L’abbiamo intervistata in occasione delle finali del Premio Poggio Bustone del 5 settembre scorso. Ci è piaciuta e le abbiamo chiesto di collaborare con noi. Ha accettato. Si tratta di Maria Luisa Lafiandra che immediatamente ci ha proposto un’intervista a Massimo Donno, vincitore del Premio Personalità Artistica Emergente. Ci è piaciuta: il tema e l’artista. Eccovela.
Massimo hai appena vinto la Personalità Artistica Emergente del Premio Poggio Bustone, riconoscimento unico nel suo genere, come definiresti tu una Personalità Artistica?
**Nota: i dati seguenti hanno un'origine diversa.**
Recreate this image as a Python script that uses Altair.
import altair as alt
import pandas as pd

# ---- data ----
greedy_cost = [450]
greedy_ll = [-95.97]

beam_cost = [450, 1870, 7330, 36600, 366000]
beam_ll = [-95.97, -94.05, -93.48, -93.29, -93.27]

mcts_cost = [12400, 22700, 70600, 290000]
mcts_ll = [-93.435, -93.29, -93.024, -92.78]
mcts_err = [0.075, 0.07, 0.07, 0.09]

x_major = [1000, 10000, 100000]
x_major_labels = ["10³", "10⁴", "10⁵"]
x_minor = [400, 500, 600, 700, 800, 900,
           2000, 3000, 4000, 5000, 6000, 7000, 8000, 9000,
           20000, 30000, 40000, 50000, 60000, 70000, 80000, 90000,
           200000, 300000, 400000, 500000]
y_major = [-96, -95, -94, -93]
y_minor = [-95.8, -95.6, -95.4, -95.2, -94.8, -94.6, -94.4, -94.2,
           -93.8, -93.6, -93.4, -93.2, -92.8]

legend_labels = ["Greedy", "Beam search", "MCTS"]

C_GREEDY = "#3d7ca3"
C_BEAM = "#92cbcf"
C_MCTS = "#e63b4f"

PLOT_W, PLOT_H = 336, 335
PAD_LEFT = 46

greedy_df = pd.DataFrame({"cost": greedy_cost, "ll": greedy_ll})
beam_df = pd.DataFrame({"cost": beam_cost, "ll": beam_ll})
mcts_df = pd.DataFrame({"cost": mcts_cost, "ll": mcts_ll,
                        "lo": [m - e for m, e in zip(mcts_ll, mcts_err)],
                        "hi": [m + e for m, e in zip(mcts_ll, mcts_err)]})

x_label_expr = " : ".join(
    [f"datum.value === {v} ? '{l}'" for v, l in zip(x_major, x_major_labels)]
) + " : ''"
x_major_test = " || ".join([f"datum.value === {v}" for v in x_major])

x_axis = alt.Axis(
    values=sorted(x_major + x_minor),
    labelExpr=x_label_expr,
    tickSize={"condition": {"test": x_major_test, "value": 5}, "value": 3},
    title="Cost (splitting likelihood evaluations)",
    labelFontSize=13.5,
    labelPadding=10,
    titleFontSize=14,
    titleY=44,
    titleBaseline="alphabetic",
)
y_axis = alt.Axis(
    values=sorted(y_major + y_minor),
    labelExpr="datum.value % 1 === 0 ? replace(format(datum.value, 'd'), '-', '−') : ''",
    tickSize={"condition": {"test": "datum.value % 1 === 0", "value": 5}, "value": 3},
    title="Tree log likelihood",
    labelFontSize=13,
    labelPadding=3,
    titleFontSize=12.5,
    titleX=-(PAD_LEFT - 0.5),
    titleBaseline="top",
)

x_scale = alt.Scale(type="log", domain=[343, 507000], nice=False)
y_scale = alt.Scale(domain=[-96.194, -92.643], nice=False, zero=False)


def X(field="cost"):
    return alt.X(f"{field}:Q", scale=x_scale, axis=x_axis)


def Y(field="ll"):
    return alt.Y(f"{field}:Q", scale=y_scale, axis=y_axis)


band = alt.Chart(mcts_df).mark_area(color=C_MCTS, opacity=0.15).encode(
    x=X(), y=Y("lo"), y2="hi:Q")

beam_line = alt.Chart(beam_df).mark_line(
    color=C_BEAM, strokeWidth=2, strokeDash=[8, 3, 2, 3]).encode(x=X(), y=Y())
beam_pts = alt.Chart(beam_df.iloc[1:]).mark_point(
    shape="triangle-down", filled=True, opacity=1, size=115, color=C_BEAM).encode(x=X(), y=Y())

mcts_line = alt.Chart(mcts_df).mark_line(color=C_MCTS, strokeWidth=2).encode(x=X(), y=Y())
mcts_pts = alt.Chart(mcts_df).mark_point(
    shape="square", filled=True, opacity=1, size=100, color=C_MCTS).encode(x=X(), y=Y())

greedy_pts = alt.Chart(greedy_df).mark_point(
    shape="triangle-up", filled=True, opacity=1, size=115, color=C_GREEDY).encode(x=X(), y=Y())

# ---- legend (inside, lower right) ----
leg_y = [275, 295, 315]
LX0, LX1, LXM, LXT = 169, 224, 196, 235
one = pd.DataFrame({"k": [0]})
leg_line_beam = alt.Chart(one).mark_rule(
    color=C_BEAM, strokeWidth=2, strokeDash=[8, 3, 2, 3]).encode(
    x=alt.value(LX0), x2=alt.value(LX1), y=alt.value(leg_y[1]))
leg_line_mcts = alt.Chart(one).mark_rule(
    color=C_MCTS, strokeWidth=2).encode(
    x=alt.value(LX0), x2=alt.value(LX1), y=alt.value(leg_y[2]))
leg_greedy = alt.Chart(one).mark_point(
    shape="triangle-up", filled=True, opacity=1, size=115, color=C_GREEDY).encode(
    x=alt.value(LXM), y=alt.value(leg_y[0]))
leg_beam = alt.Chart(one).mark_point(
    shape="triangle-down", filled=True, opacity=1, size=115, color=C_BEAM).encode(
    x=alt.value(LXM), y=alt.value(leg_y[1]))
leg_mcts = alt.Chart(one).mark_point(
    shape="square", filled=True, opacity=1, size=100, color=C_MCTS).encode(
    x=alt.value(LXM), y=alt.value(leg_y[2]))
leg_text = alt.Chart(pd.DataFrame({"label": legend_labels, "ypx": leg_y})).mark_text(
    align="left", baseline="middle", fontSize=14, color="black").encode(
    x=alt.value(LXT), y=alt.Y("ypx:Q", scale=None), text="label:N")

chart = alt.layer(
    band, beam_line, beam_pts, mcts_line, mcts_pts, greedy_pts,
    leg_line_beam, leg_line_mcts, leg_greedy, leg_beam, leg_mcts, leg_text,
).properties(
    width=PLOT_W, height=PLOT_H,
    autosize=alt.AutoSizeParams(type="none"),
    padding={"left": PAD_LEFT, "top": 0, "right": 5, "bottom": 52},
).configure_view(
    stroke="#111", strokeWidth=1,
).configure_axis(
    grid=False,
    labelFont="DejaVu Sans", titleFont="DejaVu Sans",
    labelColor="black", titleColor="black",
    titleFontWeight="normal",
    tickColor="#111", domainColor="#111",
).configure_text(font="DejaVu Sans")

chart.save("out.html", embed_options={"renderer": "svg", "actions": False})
Io credo che non si possa scindere la personalità artistica da quella umana o meglio, credo che l’una sia espressione dell’altra, l’una integri l’altra. L’onestà nella vita è anche onesta intellettuale/artistica. Non credo esistano persone oneste che fanno in maniera disonesta il proprio lavoro, e viceversa. Per questo mi piace pensare che il riconoscimento che ho avuto sia un premio alla mia persona, ad un’espressione, in questo caso artistica, del mio essere umano.
Il ruolo del cantautore nella nostra società a tuo avviso quale dovrebbe essere?
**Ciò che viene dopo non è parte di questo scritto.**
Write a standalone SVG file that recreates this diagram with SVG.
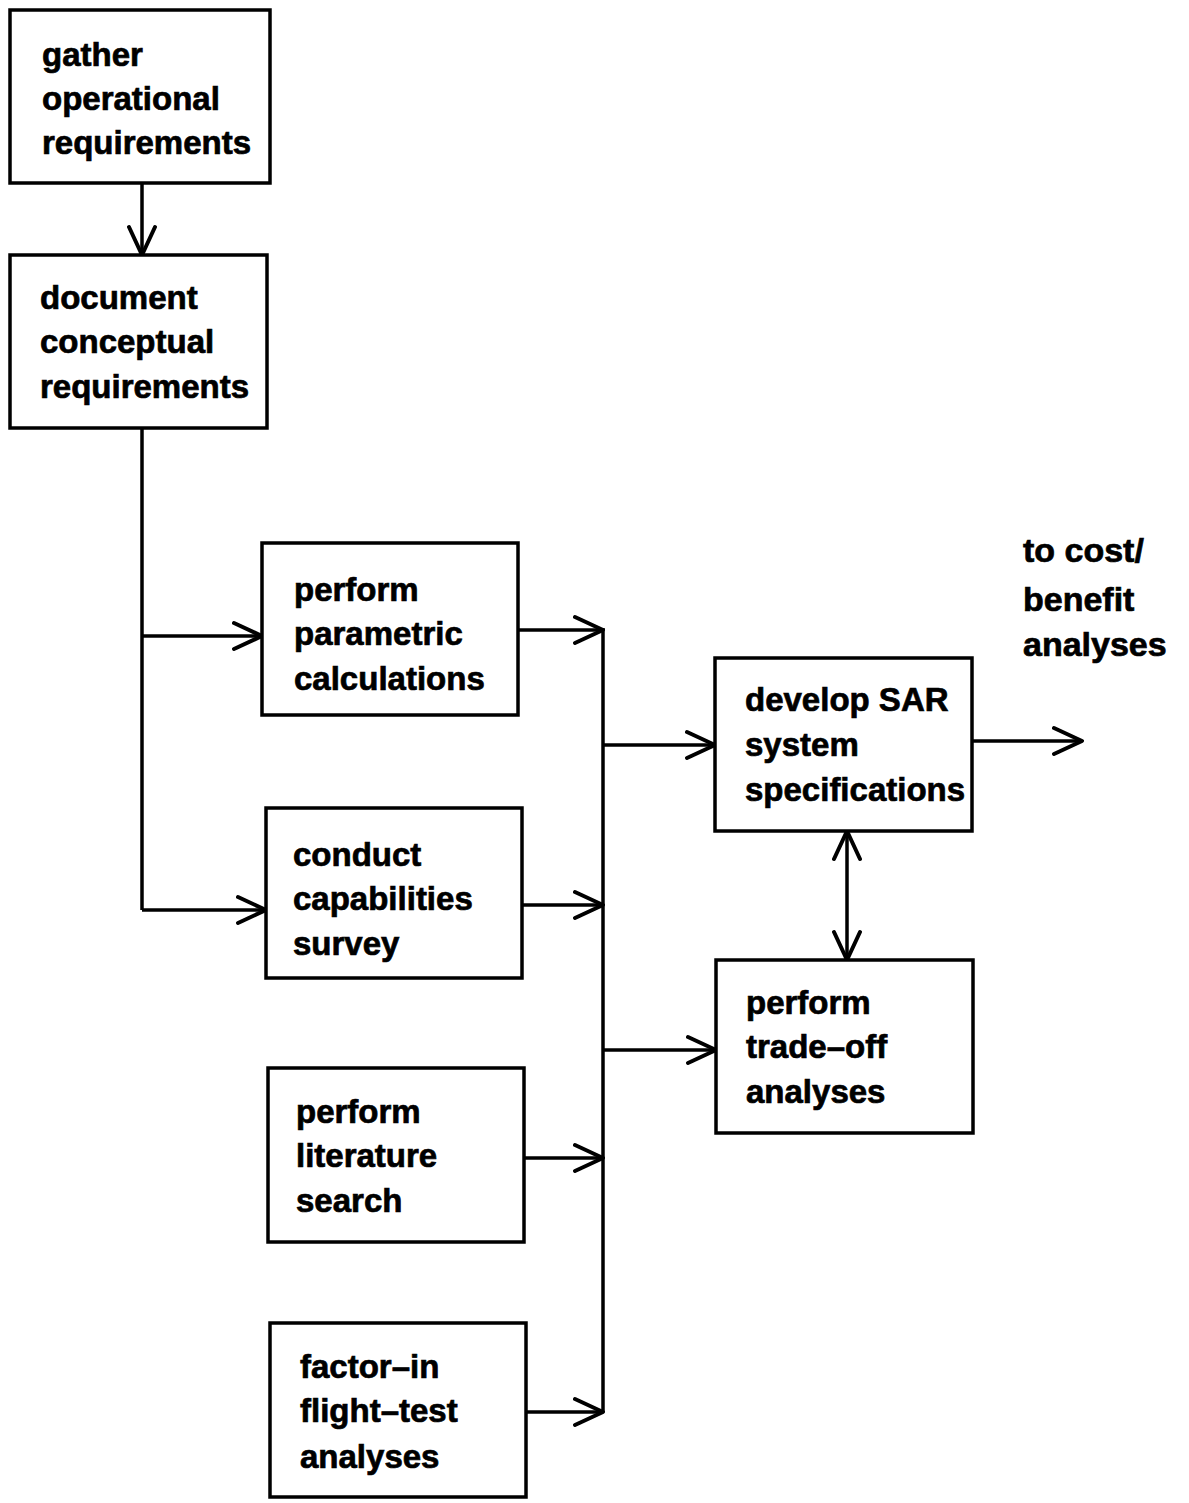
<svg xmlns="http://www.w3.org/2000/svg" width="1189" height="1503" viewBox="0 0 1189 1503">
  <defs>
    <marker id="arrow" viewBox="-32 -16 34 32" refX="0" refY="0" markerWidth="34" markerHeight="32" markerUnits="userSpaceOnUse" orient="auto-start-reverse">
      <path d="M -28 -13 L 0 0 L -28 13" fill="none" stroke="#000" stroke-width="4" stroke-linecap="round" stroke-linejoin="round"/>
    </marker>
  </defs>
  <style>
    .box { fill: #fff; stroke: #000; stroke-width: 3.5; }
    .lbl { font-family: "Liberation Sans", Arial, sans-serif; font-weight: bold; font-size: 33px; fill: #000; stroke: #000; stroke-width: 0.7; }
    .wide { font-size: 34px; }
    .wire { fill: none; stroke: #000; stroke-width: 3.5; }
    .arr { marker-end: url(#arrow); }
  </style>
  <rect width="1189" height="1503" fill="#fff"/>

  <g id="connectors">
    <path class="wire arr" d="M 142 183 L 142 255"/>
    <path class="wire" d="M 142 428 L 142 910"/>
    <path class="wire arr" d="M 142 636 L 262 636"/>
    <path class="wire arr" d="M 142 910 L 266 910"/>
    <path class="wire" d="M 603 628 L 603 1412"/>
    <path class="wire arr" d="M 518 630 L 603 630"/>
    <path class="wire arr" d="M 522 905 L 603 905"/>
    <path class="wire arr" d="M 524 1158 L 603 1158"/>
    <path class="wire arr" d="M 526 1412 L 603 1412"/>
    <path class="wire arr" d="M 603 745 L 715 745"/>
    <path class="wire arr" d="M 603 1050 L 716 1050"/>
    <path class="wire" d="M 847 831 L 847 960" marker-start="url(#arrow)" marker-end="url(#arrow)"/>
    <path class="wire arr" d="M 972 741 L 1082 741"/>
  </g>

  <g id="gather">
    <rect class="box" x="10" y="10" width="260" height="173"/>
    <text class="lbl" x="42" y="66">gather</text>
    <text class="lbl" x="42" y="110">operational</text>
    <text class="lbl" x="42" y="154">requirements</text>
  </g>

  <g id="document">
    <rect class="box" x="10" y="255" width="257" height="173"/>
    <text class="lbl" x="40" y="309">document</text>
    <text class="lbl" x="40" y="353">conceptual</text>
    <text class="lbl" x="40" y="398">requirements</text>
  </g>

  <g id="parametric">
    <rect class="box" x="262" y="543" width="256" height="172"/>
    <text class="lbl" x="294" y="601">perform</text>
    <text class="lbl" x="294" y="645">parametric</text>
    <text class="lbl" x="294" y="690">calculations</text>
  </g>

  <g id="capabilities">
    <rect class="box" x="266" y="808" width="256" height="170"/>
    <text class="lbl" x="293" y="866">conduct</text>
    <text class="lbl" x="293" y="910">capabilities</text>
    <text class="lbl" x="293" y="955">survey</text>
  </g>

  <g id="literature">
    <rect class="box" x="268" y="1068" width="256" height="174"/>
    <text class="lbl" x="296" y="1123">perform</text>
    <text class="lbl" x="296" y="1167">literature</text>
    <text class="lbl" x="296" y="1212">search</text>
  </g>

  <g id="flighttest">
    <rect class="box" x="270" y="1323" width="256" height="174"/>
    <text class="lbl" x="300" y="1378">factor–in</text>
    <text class="lbl" x="300" y="1422">flight–test</text>
    <text class="lbl" x="300" y="1468">analyses</text>
  </g>

  <g id="specifications">
    <rect class="box" x="715" y="658" width="257" height="173"/>
    <text class="lbl" x="745" y="711">develop SAR</text>
    <text class="lbl" x="745" y="756">system</text>
    <text class="lbl" x="745" y="801">specifications</text>
  </g>

  <g id="tradeoff">
    <rect class="box" x="716" y="960" width="257" height="173"/>
    <text class="lbl" x="746" y="1014">perform</text>
    <text class="lbl" x="746" y="1058">trade–off</text>
    <text class="lbl" x="746" y="1103">analyses</text>
  </g>

  <g id="costbenefit">
    <text class="lbl wide" x="1023" y="562">to cost/</text>
    <text class="lbl wide" x="1023" y="611">benefit</text>
    <text class="lbl wide" x="1023" y="656">analyses</text>
  </g>
</svg>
Io ho studiato Sociologia. Credo che questo rappresenti buona parte del mio approccio allo scrivere canzoni. Io trovo che l’arte, prendendo ad esempio un determinato periodo storico, rappresenti “lo stato di salute” di una società e che possa addirittura rappresentarne una cura ai mali. Qualsiasi palco io credo che rappresenti un’opportunità, da un lato, e comporti una responsabilità, dall’altro. Il cantautore potrebbe essere “ricarcatore sociale”, “analista della società” (vedi Giorgio Gaber, ad esempio); allo stesso tempo, oltre all’analisi, il cantautore può farci ridere, piangere, sognare, riflettere (essere quindi “cura”). E gli esempi potrebbero essere innumerevoli! Fermo restando il fatto che il cantautore deve avere un senso di responsabilità, al pari di un politico, di un giudice, ecc.
Cosa consiglieresti a un artista alle prime armi che per la prima volta cerca di esprimere il suo potenziale artistico?
Io consiglierei di non avere l’ansia di diventare qualcuno, di essere a tutti i costi qualcosa. La foga di essere su un palco, di esibirsi, di far vedere/sentire al mondo le proprie capacità… gioca brutti scherzi. Piuttosto bisognerebbe focalizzare un obiettivo: capire che cosa si vuole raccontare, in che modalità, con quali strumenti (in senso lato, ovviamente!) e sulla base di questo ricercare suggestioni, stimoli, aprire totalmente i sensi, scoprire i nervi (col rischio talvolta di farsi male). La scrittura per me è analisi, è scavare le profondità, anche quando si scrive una canzone che fa scaturire un sorriso. Il discorso mi riporta sempre allo stesso punto: essere onesti, in primis con sè stessi, ripulirsi gli occhi ed osservare quello che ci circonda, senza sovrastrutture ideologiche ma con le proprie mani e le proprie gambe.